The age of the person involved, and the nature of his position, also figure large in such cases. As a lifelong police officer with a remarkable 36 years under his belt, the 58-year-old Zaccardelli is in no position to admit his mistakes and resign in the fashion of a disgraced politician, then rehabilitate his reputation. "He's got nowhere to go," Mancuso points out. "He's in the top job in his field. He's got everything to lose and nothing to gain in taking responsbility for the RCMP's mistakes."

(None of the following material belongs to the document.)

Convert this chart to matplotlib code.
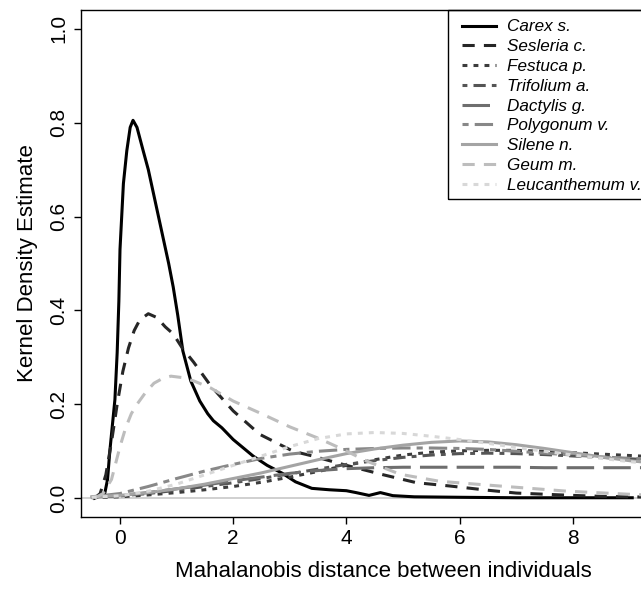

So now he's hanging on for all he's worth. While newspapers across the country were still calling for his resignation this week, Zaccardelli spoke defiantly of sticking around to set things right, apparently with the government's backing. He was unswayed, too, by complaints that none of the RCMP personnel involved in Arar's case has been disciplined (indeed some on the RCMP side were promoted). Most of the problems that led to Arar's ordeal, he said, have been corrected. For Craig Forcese, a law professor at the University of Ottawa who specializes in national security issues, that raises greater concern about the RCMP's leadership than whether Zaccardelli falls on his proverbial sword. "It's clear from the O'Connor report that somebody did something wrong," says Forcese. "If there was inappropriate activity, it seems only reasonable that discipline be imposed. It leaves an unpleasant taste in one's mouth that you could have such a definitive finding from such a comprehensive commission and nothing happens other than the RCMP changing its systems."

Forcese, for one, is looking forward to recommendations from part two of O'Connor's report, which are expected to include some form of civilian oversight body for security intelligence. With such a panel in place, he says, everyone in the RCMP - from the commissioner on down - would understand the consequences of spreading bad information.

In the end, however, the commissioner may be nudged toward retirement by forces that have little to do with Arar. "There is a blatant and desperate need for new blood in that office," one senior officer with more than 25 years of experience told Maclean's after watching Zaccardelli's testimony. The Mountie (who asked for anonymity yet stressed he does not have an anti-management agenda) was speaking of a host of issues facing the commissioner, not least the agency's refusal to explain the circumstances surrounding the death of four officers in Mayerthorpe, Alta. Frustration within the ranks over that case, he said, has been compounded by news that commanders had failed to act on irregularities within the RCMP pension fund in time to lay code of conduct charges. It now appears that any perpetrators in that case will go unpunished.

Freighted as they are with questions about Zaccardelli's true commitment to those he leads, the matters promise to tax every bit of the commissioner's savvy: it's hard to lead, after all, when no one follows. And Zaccardelli seems aware of the challenge. Last week, as the cameras homed in and Mounties across the country watched, the commissioner reminded MPs of the Arar case's "profound impact" on the RCMP, and spoke glowingly of the force's 17,000 sworn members. He then paused, the left corner of his mouth pulling up into his customary expression of sympathy and determination. "Many thoughtful people are struggling with the question of what is the appropriate role for a modern police force," he said.

It was, at once, a note of hope, a plea for understanding, and a naked stall for time. One more sign, in short, that being top cop in Canada means being something of a politician, too.